For those fretting the end of days for tech stocks on the heels of Netflix Inc.’s recent plunge, Wall Street might have just the product for you.

Meet FANG, in structured-note form.

Holders of these securities -- complex bonds tied to the performance of Facebook Inc., Amazon.com Inc., Netflix and Google parent Alphabet Inc. -- typically forgo the prospect of stratospheric upside. In return, they can weather as much as a halving in the cohort’s equity value, and along the way may accrue double-digit coupons and eventually their principal.

The popularity of these products is mounting. Investment banks have sold nearly $60 million of FANG-linked notes this year, up from $45 million over the same period in 2017, according to data compiled by Bloomberg, many of which are structured with such downside protection.

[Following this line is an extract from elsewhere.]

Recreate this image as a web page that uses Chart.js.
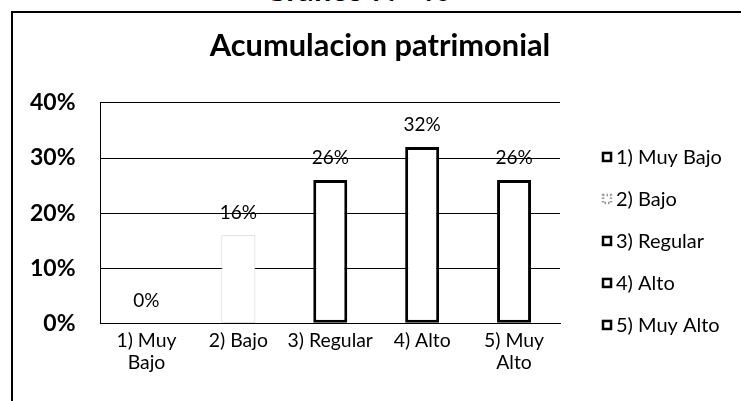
<!DOCTYPE html>
<html>
<head>
<meta charset="utf-8">
<script src="https://cdn.jsdelivr.net/npm/chart.js@4.4.1/dist/chart.umd.min.js"></script>
<style>
  html, body { margin: 0; padding: 0; background: #fff; }
  #wrap { position: relative; width: 741px; height: 401px; overflow: hidden; }
  #frame { position: absolute; left: 11px; top: 11px; width: 760px; height: 420px;
           border-left: 2px solid #000; border-top: 2px solid #000; }
  #num { position: absolute; top: -26px; left: 238px; width: 240px; text-align: center;
         font: bold 31px Lato, sans-serif; line-height: 31px; color: #000; }
  #myChart { position: absolute; left: 0; top: 0; }
</style>
</head>
<body>
<div id="wrap">
  <div id="num">Gráfico N° 40</div>
  <div id="frame"></div>
  <canvas id="myChart" width="741" height="401"></canvas>
</div>
<script>
const categories = ['1) Muy Bajo', '2) Bajo', '3) Regular', '4) Alto', '5) Muy Alto'];
const tickLines = [['1) Muy', 'Bajo'], ['2) Bajo'], ['3) Regular'], ['4) Alto'], ['5) Muy', 'Alto']];
const values = [0, 16, 26, 32, 26];
const yMax = 40;
const yStep = 10;

Chart.defaults.font.family = 'Lato, sans-serif';
Chart.defaults.color = '#000';

// % labels above the bars
const barLabels = {
  id: 'barLabels',
  afterDatasetsDraw(chart) {
    const ctx = chart.ctx;
    const meta = chart.getDatasetMeta(0);
    ctx.save();
    ctx.font = '19px Lato, sans-serif';
    ctx.fillStyle = '#000';
    ctx.textAlign = 'center';
    ctx.textBaseline = 'middle';
    meta.data.forEach((bar, i) => {
      ctx.fillText(values[i] + '%', bar.x, bar.y - 22);
    });
    ctx.restore();
  }
};

// legend with one entry per category, like excel does
const sideLegend = {
  id: 'sideLegend',
  afterDraw(chart) {
    const ctx = chart.ctx;
    const area = chart.chartArea;
    ctx.save();
    ctx.font = '20px Lato, sans-serif';
    ctx.textBaseline = 'middle';
    ctx.fillStyle = '#000';
    categories.forEach((name, i) => {
      const x = area.right + 42;
      const y = area.top + 54 + i * 42;
      ctx.lineWidth = 2.5;
      if (i === 1) {
        ctx.strokeStyle = '#999';
        ctx.setLineDash([1.5, 2]);
      } else {
        ctx.strokeStyle = '#000';
        ctx.setLineDash([]);
      }
      ctx.strokeRect(x + 1, y - 4, 8, 8);
      ctx.setLineDash([]);
      ctx.fillText(name, x + 14, y + 1);
    });
    ctx.restore();
  }
};

const ctx = document.getElementById('myChart');

new Chart(ctx, {
  type: 'bar',
  data: {
    labels: tickLines,
    datasets: [{
      label: 'Acumulacion patrimonial',
      data: values,
      backgroundColor: '#fff',
      borderColor: ['#000', '#cfcfcf', '#000', '#000', '#000'],
      borderWidth: [3, 1, 3, 3, 3],
      borderSkipped: false,
      categoryPercentage: 1,
      barPercentage: 0.37
    }]
  },
  options: {
    responsive: false,
    animation: false,
    // right padding < 0 so the title sits centred like in the original
    layout: { padding: { left: 5, right: -14, top: 20, bottom: 21 } },
    plugins: {
      legend: { display: false },
      tooltip: { enabled: false },
      title: {
        display: true,
        text: 'Acumulacion patrimonial',
        font: { size: 30.8, weight: 'bold' },
        color: '#000',
        padding: { top: 8, bottom: 38 }
      }
    },
    scales: {
      x: {
        grid: { display: false, drawTicks: false },
        border: { display: true, color: '#000', width: 1 },
        ticks: { font: { size: 19.4, lineHeight: 1.1 }, padding: 7, maxRotation: 0 }
      },
      y: {
        min: 0,
        max: yMax,
        grid: { color: '#000', lineWidth: 1, drawTicks: false },
        border: { display: true, color: '#000', width: 1 },
        ticks: {
          stepSize: yStep,
          padding: 25,
          font: { size: 23, weight: 'bold' },
          callback: v => v + '%'
        }
      },
      // empty space on the right for the legend
      legendSpace: {
        position: 'right',
        grid: { display: false, drawTicks: false },
        border: { display: false },
        ticks: { display: false },
        afterFit(scale) { scale.width = 195; }
      }
    }
  },
  plugins: [barLabels, sideLegend]
});
</script>
</body>
</html>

As tech leaders report earnings in the coming weeks in a long-lived bull market, the products’ protective buffer may yield more appeal for retail investors seeking FANG exposure with a twist.

“It’s a bit late in the cycle, especially for these stocks,” said Guillaume Chatain, chief executive of structured-note platform ResonanceX and a former JPMorgan Chase & Co. banker. “Maybe you feel like you want to have some exposure but don’t feel like they’re going to be up 80 to 100 percent again. What you hope for is that all the stocks remain together and continue to move in sync.”

The quartet is responsible for over half of this year’s Nasdaq 100 gains. Long positions in the shares, as well as Baidu, Alibaba, and Tencent, are considered the most-crowded trades, according to Bank of America Merrill Lynch’s fund manager survey this month.

The options market has signaled some concern tech equity gains so far this year might cease, and investors are ready to punish stumbles. Netflix’s new-user miss sent shares of the video-streaming service down as much as 15 percent on Monday.

Tail Risk
A recent FANG note was sold by Royal Bank of Canada on June 27. The three-year securities pay an annual coupon of 10.2 percent as long as none of the stocks has fallen by more than 50 percent from its starting level on quarterly observation dates. At maturity, if the product hasn’t been called, holders regain their principal -- as long as none of the shares have fallen by more than a half.

The notes are in effect an exotic-derivatives strategy that involves selling down-and-in put options, a trade typically restricted to the most sophisticated investors. Holders face call and counterparty risk, thin liquidity compared with the underlying shares, and give up their right to collect dividends.